We, therefore, need to use right-angled trigonometry to find those components. The hypotenuse of this triangle is 91 newtons. And then, the component that acts in a vertical direction is the opposite side. And the horizontal direction is the adjacent side. And so, we’ll begin by considering the forces that act in a horizontal direction. Let’s define the adjacent side in our right-angled triangle to be 𝑥 newtons. If we then take the direction to the right to be positive, we can say that the sum of the forces acting in this direction are 𝑥 minus 𝐹.

Then, since the body moves with uniform velocity, we can say that the sum of these forces is equal to zero. When we solve for 𝐹 by adding 𝐹 to both sides, we find 𝐹 is equal to 𝑥. We’re actually able to work out the value of 𝑥 by using the cosine ratio, since we know the hypotenuse and we’re trying to find the adjacent. We can say that cos of 𝜃 is 𝑥 divided by 91. So, multiplying by 91 gives us 𝑥 equals 91 cos 𝜃.

But we haven’t yet used the fact that tan of 𝜃 is five twelfths. And so, since tan of 𝜃 is opposite over adjacent, we can construct a more general triangle. In this triangle, the length of the side opposite to 𝜃 is five units and its side adjacent is 12 units. We have the Pythagorean triple five squared plus 12 squared equals 13 squared, and so, the hypotenuse must be 13. And so, cos of 𝜃 for our angle which is adjacent over hypotenuse must be 12 over 13. And so, 𝑥 is 91 times 12 over 13, and that’s equal to 84. Since 𝐹 is equal to 𝑥, we can say that 𝐹 must also be equal to 84. And all our measurements are in newtons, so 𝐹 is 84 newtons.

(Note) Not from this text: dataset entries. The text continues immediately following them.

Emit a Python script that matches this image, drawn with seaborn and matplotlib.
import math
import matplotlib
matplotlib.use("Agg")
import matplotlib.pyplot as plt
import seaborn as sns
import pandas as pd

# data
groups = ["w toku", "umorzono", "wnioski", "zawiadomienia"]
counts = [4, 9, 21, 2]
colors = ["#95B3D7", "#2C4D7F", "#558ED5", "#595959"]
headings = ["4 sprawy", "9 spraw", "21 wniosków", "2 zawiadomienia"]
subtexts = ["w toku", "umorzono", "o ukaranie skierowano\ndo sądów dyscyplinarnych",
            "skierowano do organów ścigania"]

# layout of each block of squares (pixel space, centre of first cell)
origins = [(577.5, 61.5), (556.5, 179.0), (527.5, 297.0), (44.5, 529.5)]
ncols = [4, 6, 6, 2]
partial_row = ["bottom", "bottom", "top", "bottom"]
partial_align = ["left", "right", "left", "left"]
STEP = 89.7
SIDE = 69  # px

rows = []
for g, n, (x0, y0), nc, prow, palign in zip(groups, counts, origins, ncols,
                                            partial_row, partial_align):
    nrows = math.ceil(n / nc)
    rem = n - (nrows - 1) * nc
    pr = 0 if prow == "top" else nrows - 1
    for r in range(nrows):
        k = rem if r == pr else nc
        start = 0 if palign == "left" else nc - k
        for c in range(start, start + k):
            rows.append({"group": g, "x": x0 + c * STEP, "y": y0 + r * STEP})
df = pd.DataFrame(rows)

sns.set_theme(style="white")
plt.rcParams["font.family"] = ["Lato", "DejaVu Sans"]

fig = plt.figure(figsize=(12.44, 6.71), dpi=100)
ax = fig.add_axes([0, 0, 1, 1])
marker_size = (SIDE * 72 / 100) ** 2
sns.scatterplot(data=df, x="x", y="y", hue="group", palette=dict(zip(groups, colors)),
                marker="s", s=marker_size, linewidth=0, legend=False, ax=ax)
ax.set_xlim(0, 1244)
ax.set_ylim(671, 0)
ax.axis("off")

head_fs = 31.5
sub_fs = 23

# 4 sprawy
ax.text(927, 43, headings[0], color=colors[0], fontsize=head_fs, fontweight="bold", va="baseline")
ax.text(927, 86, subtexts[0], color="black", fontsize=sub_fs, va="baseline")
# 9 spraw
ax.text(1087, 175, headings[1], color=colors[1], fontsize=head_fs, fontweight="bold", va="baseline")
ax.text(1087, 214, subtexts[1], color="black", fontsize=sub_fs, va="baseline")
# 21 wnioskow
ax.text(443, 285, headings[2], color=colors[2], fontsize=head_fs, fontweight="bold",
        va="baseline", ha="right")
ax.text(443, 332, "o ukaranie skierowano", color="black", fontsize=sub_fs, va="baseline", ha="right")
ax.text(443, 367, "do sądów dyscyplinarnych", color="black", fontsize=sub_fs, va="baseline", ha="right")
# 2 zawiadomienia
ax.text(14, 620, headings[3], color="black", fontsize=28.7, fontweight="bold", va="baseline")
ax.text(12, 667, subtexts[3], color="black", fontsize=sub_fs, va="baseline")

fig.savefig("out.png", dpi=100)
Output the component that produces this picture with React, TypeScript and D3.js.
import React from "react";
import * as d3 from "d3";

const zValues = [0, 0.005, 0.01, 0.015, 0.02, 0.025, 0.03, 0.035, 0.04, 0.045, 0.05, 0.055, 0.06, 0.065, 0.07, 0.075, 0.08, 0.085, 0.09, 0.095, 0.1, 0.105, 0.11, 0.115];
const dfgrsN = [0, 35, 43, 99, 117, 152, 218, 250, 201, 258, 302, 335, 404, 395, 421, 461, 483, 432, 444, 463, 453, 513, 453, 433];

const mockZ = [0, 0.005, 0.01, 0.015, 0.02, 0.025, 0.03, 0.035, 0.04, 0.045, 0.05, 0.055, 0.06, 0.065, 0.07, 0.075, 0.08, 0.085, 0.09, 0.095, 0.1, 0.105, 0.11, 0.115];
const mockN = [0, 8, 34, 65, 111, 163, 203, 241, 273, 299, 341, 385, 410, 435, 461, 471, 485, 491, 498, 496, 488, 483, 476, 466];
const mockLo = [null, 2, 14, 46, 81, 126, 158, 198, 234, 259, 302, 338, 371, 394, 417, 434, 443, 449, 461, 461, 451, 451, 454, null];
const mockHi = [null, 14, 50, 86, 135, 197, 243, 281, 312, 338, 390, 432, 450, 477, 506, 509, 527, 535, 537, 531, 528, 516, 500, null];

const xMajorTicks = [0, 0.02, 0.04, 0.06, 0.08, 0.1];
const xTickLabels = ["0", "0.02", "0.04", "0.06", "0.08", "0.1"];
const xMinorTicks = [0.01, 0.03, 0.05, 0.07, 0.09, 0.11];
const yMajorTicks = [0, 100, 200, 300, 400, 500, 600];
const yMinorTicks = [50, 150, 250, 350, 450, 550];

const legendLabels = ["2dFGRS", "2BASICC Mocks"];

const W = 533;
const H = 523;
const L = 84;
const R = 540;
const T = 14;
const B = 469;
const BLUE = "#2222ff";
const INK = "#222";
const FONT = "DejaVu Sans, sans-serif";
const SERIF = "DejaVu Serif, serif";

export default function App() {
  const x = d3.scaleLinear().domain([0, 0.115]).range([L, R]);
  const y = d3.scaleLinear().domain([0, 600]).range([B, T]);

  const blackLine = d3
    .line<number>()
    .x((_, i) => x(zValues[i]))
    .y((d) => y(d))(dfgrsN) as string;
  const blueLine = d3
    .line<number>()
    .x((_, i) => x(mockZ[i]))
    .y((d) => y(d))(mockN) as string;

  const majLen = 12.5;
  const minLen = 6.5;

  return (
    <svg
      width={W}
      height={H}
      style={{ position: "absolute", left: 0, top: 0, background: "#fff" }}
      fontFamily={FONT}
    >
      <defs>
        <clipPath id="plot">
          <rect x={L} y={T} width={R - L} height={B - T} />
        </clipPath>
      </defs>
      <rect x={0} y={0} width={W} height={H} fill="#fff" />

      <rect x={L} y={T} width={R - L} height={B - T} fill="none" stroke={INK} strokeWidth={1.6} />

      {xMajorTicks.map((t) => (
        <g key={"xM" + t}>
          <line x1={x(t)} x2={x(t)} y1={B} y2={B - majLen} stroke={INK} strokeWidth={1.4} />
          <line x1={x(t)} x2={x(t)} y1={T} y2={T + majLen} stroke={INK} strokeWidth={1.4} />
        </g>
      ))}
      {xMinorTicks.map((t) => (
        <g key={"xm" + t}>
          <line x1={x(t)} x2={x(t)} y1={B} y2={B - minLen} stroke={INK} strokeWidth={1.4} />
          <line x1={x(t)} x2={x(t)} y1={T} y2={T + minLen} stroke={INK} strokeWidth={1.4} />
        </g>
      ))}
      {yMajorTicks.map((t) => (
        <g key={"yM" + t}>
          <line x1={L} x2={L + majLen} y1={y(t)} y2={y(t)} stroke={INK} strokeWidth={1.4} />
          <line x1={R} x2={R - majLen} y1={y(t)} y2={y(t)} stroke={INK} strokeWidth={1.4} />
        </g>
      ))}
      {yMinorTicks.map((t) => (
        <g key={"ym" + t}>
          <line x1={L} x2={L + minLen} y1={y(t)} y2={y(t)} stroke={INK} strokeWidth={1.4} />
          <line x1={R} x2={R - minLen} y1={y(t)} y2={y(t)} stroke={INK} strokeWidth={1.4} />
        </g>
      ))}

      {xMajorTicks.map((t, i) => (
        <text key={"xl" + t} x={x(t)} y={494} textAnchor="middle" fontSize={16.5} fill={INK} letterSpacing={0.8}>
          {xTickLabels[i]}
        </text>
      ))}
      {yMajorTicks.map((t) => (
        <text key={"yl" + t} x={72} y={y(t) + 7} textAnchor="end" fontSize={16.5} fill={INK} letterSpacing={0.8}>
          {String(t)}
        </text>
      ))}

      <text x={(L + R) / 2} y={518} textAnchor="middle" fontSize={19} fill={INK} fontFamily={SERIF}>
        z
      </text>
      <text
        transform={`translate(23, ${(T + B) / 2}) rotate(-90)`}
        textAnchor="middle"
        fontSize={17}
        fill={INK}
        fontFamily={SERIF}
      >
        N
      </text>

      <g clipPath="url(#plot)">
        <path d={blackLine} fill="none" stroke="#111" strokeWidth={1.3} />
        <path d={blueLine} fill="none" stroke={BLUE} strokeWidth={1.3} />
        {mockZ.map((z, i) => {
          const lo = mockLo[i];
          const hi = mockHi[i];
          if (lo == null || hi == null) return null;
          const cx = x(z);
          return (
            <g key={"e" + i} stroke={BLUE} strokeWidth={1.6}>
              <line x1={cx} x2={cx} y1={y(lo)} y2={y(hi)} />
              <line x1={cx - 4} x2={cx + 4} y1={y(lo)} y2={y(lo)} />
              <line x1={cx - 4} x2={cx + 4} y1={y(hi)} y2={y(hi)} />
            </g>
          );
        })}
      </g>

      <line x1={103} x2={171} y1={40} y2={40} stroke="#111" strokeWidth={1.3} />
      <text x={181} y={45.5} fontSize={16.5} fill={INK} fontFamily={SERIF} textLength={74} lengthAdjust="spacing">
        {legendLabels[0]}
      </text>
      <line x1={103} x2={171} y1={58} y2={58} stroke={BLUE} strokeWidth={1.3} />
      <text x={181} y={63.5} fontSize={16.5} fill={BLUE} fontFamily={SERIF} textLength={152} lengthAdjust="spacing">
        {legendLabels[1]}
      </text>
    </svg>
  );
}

We’ll need to perform a similar process, but this time in a vertical direction. And that will allow us to calculate the value of 𝑅. We’re going to define upwards to be positive. And we’re also going to say that the length of the side in our right-angled triangle that’s opposite the angle 𝜃 is equal to 𝑦. This is also acting upwards. So, in an upwards direction, we have 𝑅 plus 𝑦. And then, we have 20𝑔 acting in the opposite direction. So, the sum of our forces is 𝑅 plus 𝑦 minus 20𝑔. And once again, that must be equal to zero. We’re going to add 20𝑔 to both sides of this equation and subtract 𝑦, and we get 𝑅 is equal to 20𝑔 minus 𝑦.

But we now need to work out the value of 𝑦. And so, once again, we’re going to use right-angled trigonometry. This time, we use the sin ratio since sine is opposite over hypotenuse. So, sin 𝜃 is 𝑦 over 91. And so, solving for 𝑦, we get 𝑦 is 91 sin 𝜃. But let’s go back to our more general triangle. We know the opposite side in this triangle is five and its hypotenuse is 13. And so, sin of 𝜃 must be five thirteenths and 𝑦 is 91 times five thirteenths. And that’s equal to 35.

Our earlier equation, therefore, becomes 𝑅 equals 20𝑔 minus 35. But of course, we were told that 𝑔 is 9.8. So, this becomes 20 times 9.8 minus 35, and that’s 161 or 161 newtons. The resistance to motion 𝐹 is then 84 newtons, and the normal reaction 𝑅 is 161 newtons.